2007-08-10 Thread Volker Armin Hemmann
On Samstag, 11. August 2007, Grant wrote:
 The reason I asked is that I have been running this on my AMDX2
 systems since it has been available with no noticeable degradation,
 and possibly a little better responsiveness.  I thought maybe you
 had some experience with it that would contradict my experiences.

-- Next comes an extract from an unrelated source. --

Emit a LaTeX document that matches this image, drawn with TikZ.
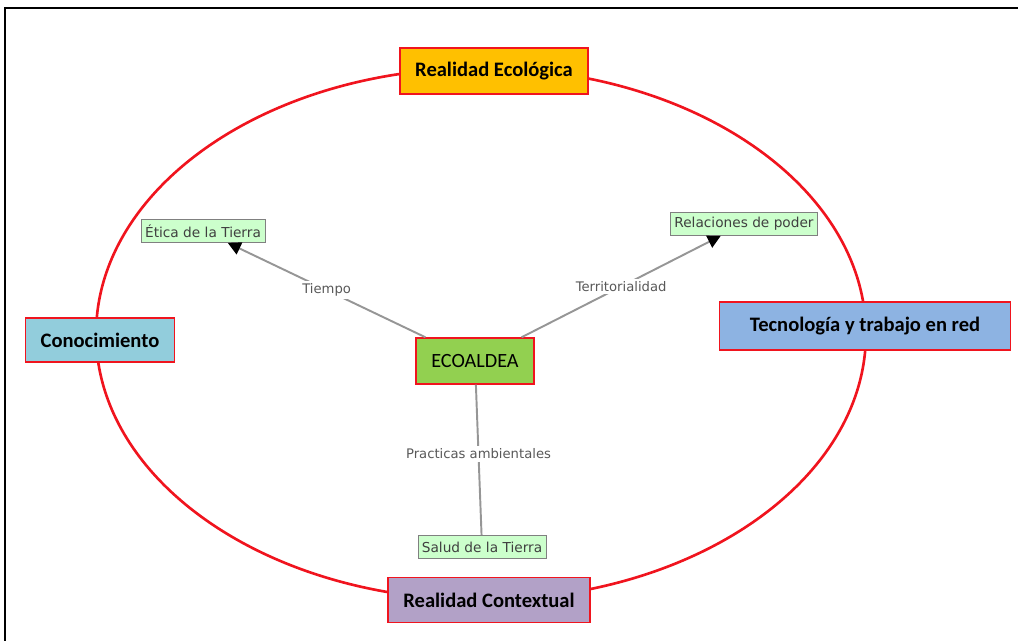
\documentclass[tikz,border=0pt]{standalone}
\usepackage{fontspec}
\setmainfont{Carlito}
\newfontfamily\smallfont{DejaVu Sans}
\usetikzlibrary{arrows.meta}
\definecolor{ringred}{RGB}{240,20,30}
\definecolor{ecoorange}{RGB}{255,192,0}
\definecolor{ecoblue}{RGB}{146,205,220}
\definecolor{ecosteel}{RGB}{141,179,226}
\definecolor{ecolilac}{RGB}{178,161,199}
\definecolor{ecogreen}{RGB}{146,208,80}
\definecolor{palegreen}{RGB}{204,255,204}
\definecolor{linkgray}{RGB}{150,150,150}

\begin{document}
\begin{tikzpicture}
[x=0.02cm,y=-0.02cm,
 main/.style={draw=ringred,thick,rectangle,inner sep=0mm,font=\bfseries\fontsize{11.7}{13}\selectfont},
 core/.style={draw=ringred,thick,rectangle,fill=ecogreen,minimum width=2.36cm,minimum height=0.92cm,font=\fontsize{11.5}{13}\selectfont},
 leaf/.style={draw=gray,fill=palegreen,rectangle,inner sep=0.8mm,minimum height=0.46cm,text=black!75,font=\smallfont\fontsize{7.8}{9}\selectfont},
 link/.style={draw=linkgray,line width=1.1pt},
 linklabel/.style={fill=white,inner sep=0.5mm,text=black!65,font=\smallfont\fontsize{7.5}{9}\selectfont}]
\useasboundingbox (0,0) rectangle (1018,641);
% frame
\draw[line width=1.6pt] (5,641) -- (5,8) -- (1018,8);
% ring
\draw[ringred,line width=1.5pt] (481,334) ellipse [x radius=7.7cm,y radius=5.32cm];
% outer boxes
\node[main,fill=ecoorange,minimum width=3.76cm,minimum height=0.92cm] (ecol) at (494,71)  {Realidad Ecológica};
\node[main,fill=ecoblue,  minimum width=2.98cm,minimum height=0.88cm] (cono) at (100,340) {Conocimiento};
\node[main,fill=ecosteel, minimum width=5.82cm,minimum height=0.96cm] (tecn) at (865,326) {Tecnología y trabajo en red};
\node[main,fill=ecolilac, minimum width=4.04cm,minimum height=0.9cm]  (cont) at (489,600) {Realidad Contextual};
% centre
\node[core] (eco) at (475,361) {ECOALDEA};
% leaves
\node[leaf] (etica) at (203,231) {Ética de la Tierra};
\node[leaf] (poder) at (744,224) {Relaciones de poder};
\node[leaf] (salud) at (482,547) {Salud de la Tierra};
% links
\draw[link,-{Triangle[length=2.6mm,width=2.6mm,color=black]}] (eco) -- node[linklabel] {Tiempo} (etica);
\draw[link,-{Triangle[length=2.6mm,width=2.6mm,color=black]}] (eco) -- node[linklabel] {Territorialidad} (poder);
\draw[link] (eco) -- node[linklabel,pos=0.46] {Practicas ambientales} (salud);
\end{tikzpicture}
\end{document}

 I always assumed that the If unsure say no/yes in the kernel was
 related to being unfamiliar with the hardware you where configuring
 the kernel for.

 That said, all I can really say is that it works for me.
   
I had it 'in' once too.
   
And yes, it worked. But I did not see any improvements, so I took it
out. I deactivate everything I do not need ...
   
 The big improvements came, when I started using Ingo Molnar's cfs ;)
  
   Thanks for the info.  Running great.
  
   CFS sounds interesting.  I'm reading that will be in the main kernel
   for 2.6.23.  Still with hardened-sources-2.6.20 here, but looking
   forward to it.  Big difference?
 
  short: yes
 
  long answer: not in gaming (the difference in ut2004 is not very big.
  Maximum FPS are a little bit lower, minimum FPS a bit higher ... )  but
  everywhere else is. Desktop is snappier than the 'old' scheduler.
  Compiling stuff in the background? Even with PORTAGE_NICENESS=19 it was
  very obvious that something was happening. with cfs I did an emerge -e
  world (after switching to gcc 4.2) some days ago - emerge running with a
  niceness of 0 and most of the time I did not even realize that something
  was happening. I needed to switch to the vt (or use htop) to check that
  everything was working as it should. Really, from my POV cfs is just
  great. It does not help with
  slow-as-hell-swap but that is a completly different story.

 Nice.  I game not at all so that's no problem.

 This new CPU has (I think) really revealed how slow my hard disk is.
 It's a 320GB Seagate SATA2 (3GB/s) so it's not slow as HDs go, but it
 can't keep up with the CPU and memory (2GB DDR800).  Whenever a video
 stutters

I only see stutters, when swap is involved.